Riset Pew Research (2022) menunjukkan, Gen Z lebih banyak mendapatkan informasi dari TikTok, YouTube, dan Twitter/X dibandingkan media konvensional.
Itu berarti, nasionalisme harus hadir di ruang digital itu—dengan bahasa, simbol, dan narasi yang mereka pahami. Nasionalisme tidak lagi soal barisan formal, melainkan energi partisipatif yang lahir dari meme culture, fandom, dan jejaring digital.
Sesungguhnya, bangsa yang merdeka adalah bangsa yang tidak kehilangan jati dirinya meski dunia berubah. Dan Gen Z—dengan segala kreativitas, keberanian, dan imajinasi globalnya adalah ujung tombak agar Merah Putih tidak sekadar berkibar di tiang, tetapi juga di hati rakyatnya.

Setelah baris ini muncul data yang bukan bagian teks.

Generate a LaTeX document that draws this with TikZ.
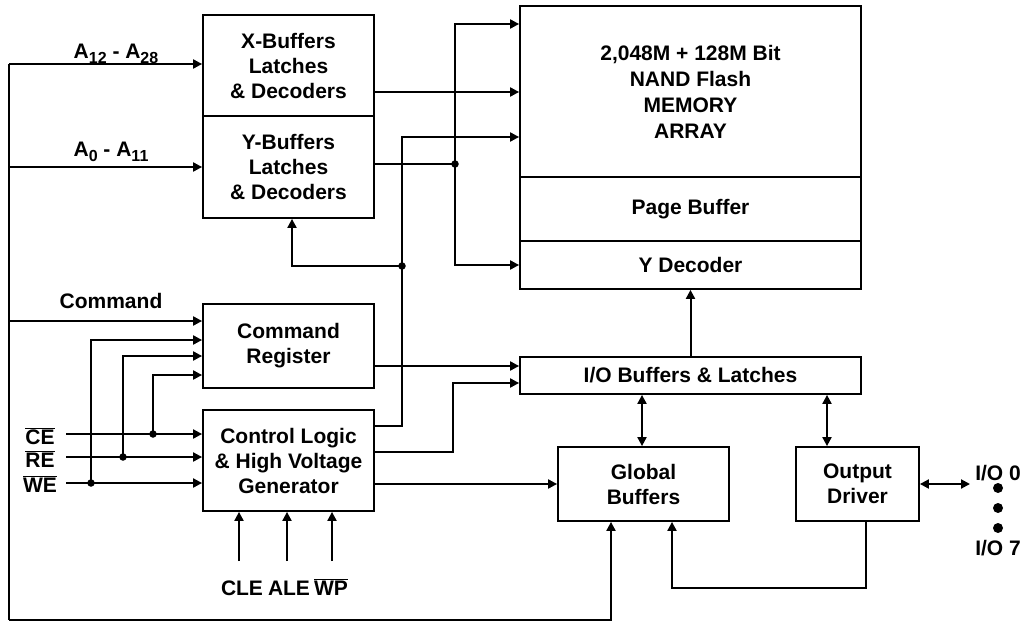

80 Tahun Indonesia Merdeka: Dari nostalgia ke aksi
Hari ini, ketika Indonesia memasuki usia 80 tahun kemerdekaan, kita tidak hanya diajak menunduk hormat kepada sejarah, tetapi juga menatap ke depan dengan penuh tanggung jawab.
Delapan dekade adalah usia kedewasaan sebuah bangsa: cukup panjang untuk belajar dari luka dan jatuh bangun sejarah, tetapi juga cukup matang untuk menentukan arah masa depan dengan percaya diri.
Bagi Gen Z, 80 tahun kemerdekaan adalah momen reflektif: apa arti merdeka di era kecerdasan buatan, globalisasi digital, dan krisis iklim?
Apakah merdeka sekadar upacara, atau keberanian memastikan bahwa setiap warga—dari desa sampai kota, pesisir hingga pegunungan—merasakan keadilan dan kesejahteraan?
Memaknai 80 tahun Indonesia merdeka berarti menjadikan Merah Putih bukan hanya simbol masa lalu, melainkan kompas masa depan. Sebuah janji bahwa perjuangan para pendahulu tidak berhenti di monumen, tetapi hidup dalam aksi nyata generasi hari ini.
Jika generasi 1945 bertempur dengan bambu runcing, maka generasi 2025 bertempur dengan kreativitas, inovasi, solidaritas, dan keberanian menjaga bumi serta kemanusiaan.
Pada akhirnya, pesan yang paling penting bagi Gen Z di usia 80 tahun Indonesia merdeka adalah ini: menjadi Indonesia bukanlah beban, melainkan kebanggaan. Merdeka adalah hak sekaligus tanggung jawab.
Dengan energi anak muda, bangsa ini tidak hanya akan bertahan, tetapi juga memberi arah bagi dunia.